A ex-presidente do Conselho destacou, ainda, que os conselheiros do governo federal nada fizeram durante os debates sobre o texto no sentido de propor alterações na resolução, aprovada por 14 votos contra 9 desfavoráveis.
“O texto foi construído durante um longo período, foram pouco mais de dois anos, muitos debates, ocorreu consulta pública, o governo [Bolsonaro] sabia dessa texto. Inclusive, houve pedido de vistas na assembleia anterior [da aprovação], então os conselheiros do governo tiveram um prazo para analisar e sugerir alguma contribuição e não fizeram. Mas, fora do espaço de discussão de deliberação, o governo cria todas essas informações inverídicas para mobilizar toda essa reação de conservadores em relação ao Conanda e a resolução”.

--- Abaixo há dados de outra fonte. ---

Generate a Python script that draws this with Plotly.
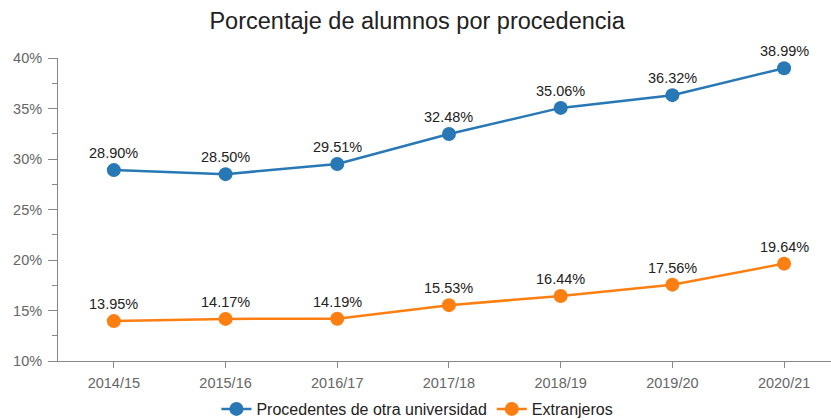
import plotly.graph_objects as go

categories = ["2014/15", "2015/16", "2016/17", "2017/18", "2018/19", "2019/20", "2020/21"]
otra_univ = [28.90, 28.50, 29.51, 32.48, 35.06, 36.32, 38.99]
extranjeros = [13.95, 14.17, 14.19, 15.53, 16.44, 17.56, 19.64]
y_ticks = [10, 15, 20, 25, 30, 35, 40]

FONT = "Liberation Sans, Arial"

fig = go.Figure()
for name, vals, color in [("Procedentes de otra universidad", otra_univ, "#2878b5"),
                          ("Extranjeros", extranjeros, "#fd7f12")]:
    fig.add_trace(go.Scatter(
        x=categories, y=vals, name=name, mode="lines+markers",
        line=dict(color=color, width=2.5),
        marker=dict(color=color, size=14),
        cliponaxis=False,
    ))
    for c, v in zip(categories, vals):
        fig.add_annotation(x=c, y=v, text=f"{v:.2f}%", showarrow=False,
                           xanchor="center", yanchor="middle", yshift=17,
                           font=dict(family=FONT, size=14.5, color="#222222"))

fig.update_layout(
    width=831, height=420,
    margin=dict(l=58, r=0, t=58, b=59, autoexpand=False),
    paper_bgcolor="white", plot_bgcolor="white",
    font=dict(family=FONT, size=14.5, color="#666666"),
    title=dict(text="Porcentaje de alumnos por procedencia", x=0.502, xanchor="center",
               y=1 - 21 / 420, yanchor="middle",
               font=dict(size=23.5, color="#222222", family=FONT)),
    showlegend=True,
    legend=dict(orientation="h", x=0.465, xanchor="center", yref="container",
                y=11 / 420, yanchor="middle",
                font=dict(size=16, color="#222222"), itemwidth=30),
)
fig.update_xaxes(type="category", range=[-0.5, 6.42], showline=True, linecolor="#888888",
                 linewidth=1, ticks="outside", ticklen=6, tickcolor="#888888",
                 showgrid=False, zeroline=False, ticklabelstandoff=3, automargin=False,
                 tickfont=dict(color="#666666", size=14.5))
fig.update_yaxes(range=[10, 40], tickvals=y_ticks, ticktext=[f"{v}%" for v in y_ticks],
                 showline=True, linecolor="#888888", linewidth=1, ticks="outside",
                 ticklen=9, tickcolor="#888888", showgrid=False, zeroline=False,
                 ticklabelstandoff=3, automargin=False,
                 minor=dict(dtick=2.5, tick0=10, ticks="outside", ticklen=5, tickcolor="#888888", showgrid=False),
                 tickfont=dict(color="#666666", size=14.5))

fig.write_html("out.html")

Resolução não autoriza visita íntima a menor infrator de 12 anos
Após as manifestações do governo contra a resolução, entidades que votaram a favor do texto, como o Ordem dos Advogados do Brasil (OAB) e a Conferência Nacional dos Bispos do Brasil (CNBB), se manifestaram a fim de esclarecer a verdadeira finalidade do texto.
Em nota, a CNBB afirmou que todos os pontos tratados na resolução foram “previstos anteriormente em leis federais”. Já nas redes sociais do Conanda, Ribeiro realizou uma transmissão ao vivo para explicar o texto, que “atenta para peculiaridades de meninas: como a necessidade do fornecimento de absorventes; acompanhamento por agentes socioeducativas mulheres, de modo a reduzir os riscos de violência sexual; a vedação ao vídeo-monitoramento em locais em que haja troca de vestimenta; vedação de revista corporal com desnudamento; garantia de acesso a educação e profissionalização; medidas de promoção a saúde física e metal, inclusive na prevenção de infecções sexualmente transmissíveis; previsão especial a adolescentes gestantes e mães; capacitação de funcionárias; medidas de enfretamento ao racismo e discriminação de gênero; assegura medidas para o exercício da individualidade afeto e sexualidade, de modo a mitigar a discriminação entre meninas lésbicas; além de detalhar a possibilidade de visita intima para meninas, já prevista em lei”.
Ainda sobre a desinformação propagada por Damares, a advogada criminalista do escritório Teixeira Zanin Martins, Lyzie Perfi, explicou as diretrizes da resolução em entrevista a ConJur. Segundo ela, a norma impede as visitas íntimas a partir dos 12 ao condicioná-las ao casamento ou à união estável, tendo em vista que, de acordo lei, só podem se casar pessoas com 16 anos ou mais.
“A resolução condiciona o direito à visita intima a uma condição prévia à internação: a existência de casamento ou união estável. Também é importante lembrar que as resoluções estão em ordem hierárquica inferior, devendo respeitar todas as leis federais sobre o assunto, assim como o Código Civil, o ECA e o Código Penal”, disse.